Finite Element/Finite Difference Programs

This contains programs for computing the linear elastic and linear electric properties of digital images in 2-D and 3-D. These digital images can be of random materials, acquired experimentally or generated by models, or of any other kind of material, whether random or not. The programs are all in simple Fortran 77, and read in the "microstructure" file they are using. There are programs for DC and AC electrical conductivity, linear elasticity, and thermal elasticity.

Computer Program 4SIGHT

The 4SIGHT computer program was written to facilitate concrete performance prediction under various exposure conditions. An HTML GUI now exists, so users can now go here to use the program. The web page contains entries for the user to specify concrete properties and the boundary conditions (ionic species in contact with the concrete). 4SIGHT uses the cedar++ C++ object code library to perform a transport and reaction calculation based on user input. Currently, relevant user input includes concrete mixture proportions, cement properties, crack properties, and concrete member dimensions.

Computer Program CONCLIFE

CONCLIFE is Windows-based, user-friendly software for estimating the service life of concrete pavements and bridge decks exposed to sulfate attack and freeze-thaw deterioration. The software was developed jointly between researchers at NIST and the Federal Highway Administration (FHWA). CONCLIFE uses three concrete models and user-specified data on concrete properties and external environmental conditions to estimate the time at which the concrete spalls beyond a user-specified limit. Sorptivity of sulfate ions and water are the primary means of degradation; the software uses a laboratory test for measuring concrete sorptivity, annual precipitation, and estimated rates of concrete spalling.

Computer Program SULFATE2

SULFATE2 is user-friendly software for computing the resistance of concrete to sulfate attack. It is a continuum model, which means that it solves coupled partial differential equations for transport and reactions subject to known boundary conditions, without resolving microstructural details.
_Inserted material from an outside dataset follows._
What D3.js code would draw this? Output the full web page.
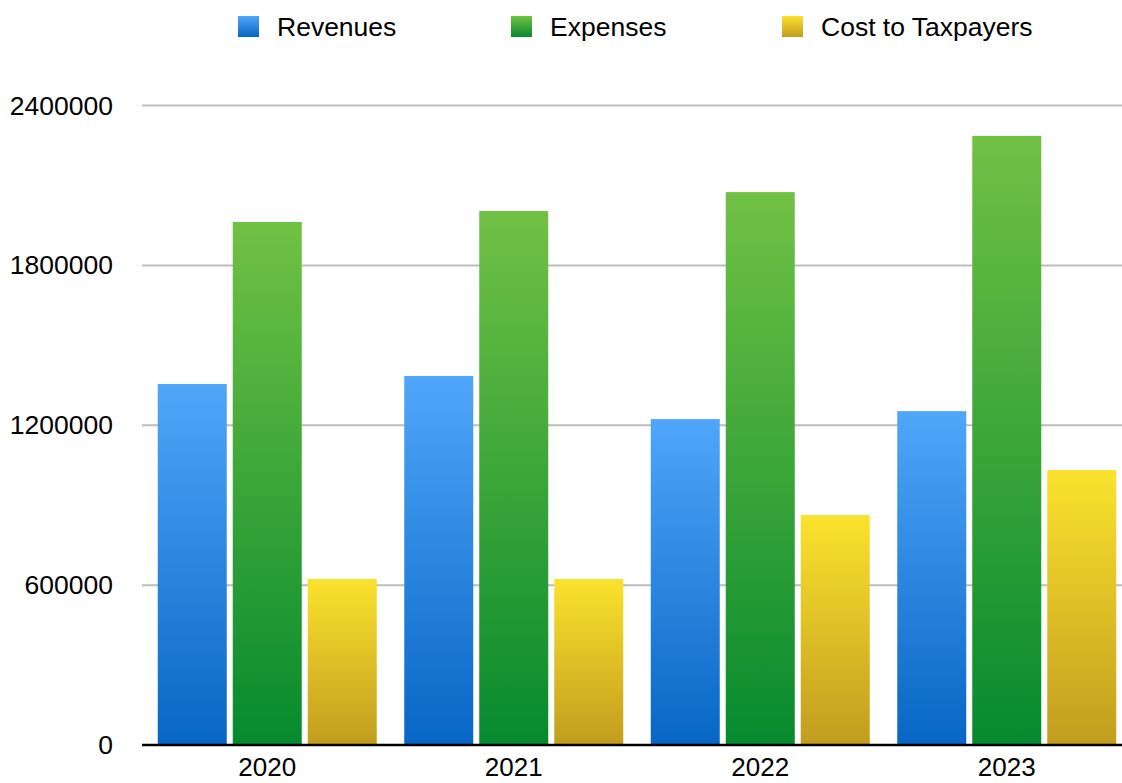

ACBM/NIST Computer Modeling Workshop

This two-day workshop covers the topics of cement hydration modeling, percolation theory, and computation of transport and mechanical properties along with the key experimental techniques that complement and help validate the models. There is no registration fee to attend the workshop. The 24th in this series will be held August 12-13, 2013 at NIST.

Cement Hydration Modelling

Computer programs for modelling cement hydration and percolation processes are available here.

Software Disclaimer

These software packages were developed at the National Institute of Standards and Technology by employees of the Federal Government in the course of their official duties. Pursuant to title 17 Section 105 of the United States Code this software is not subject to copyright protection and is in the public domain. These software packages represent experimental systems. NIST assumes no responsibility whatsoever for their use by other parties, and makes no guarantees, expressed or implied, about their quality, reliability, or any other characteristic. We would appreciate acknowledgement if the software packages are used.

These software packages can be redistributed and/or modified freely provided that any derivative works bear some notice that they are derived from these original packages, and any modified versions bear some notice that they have been modified.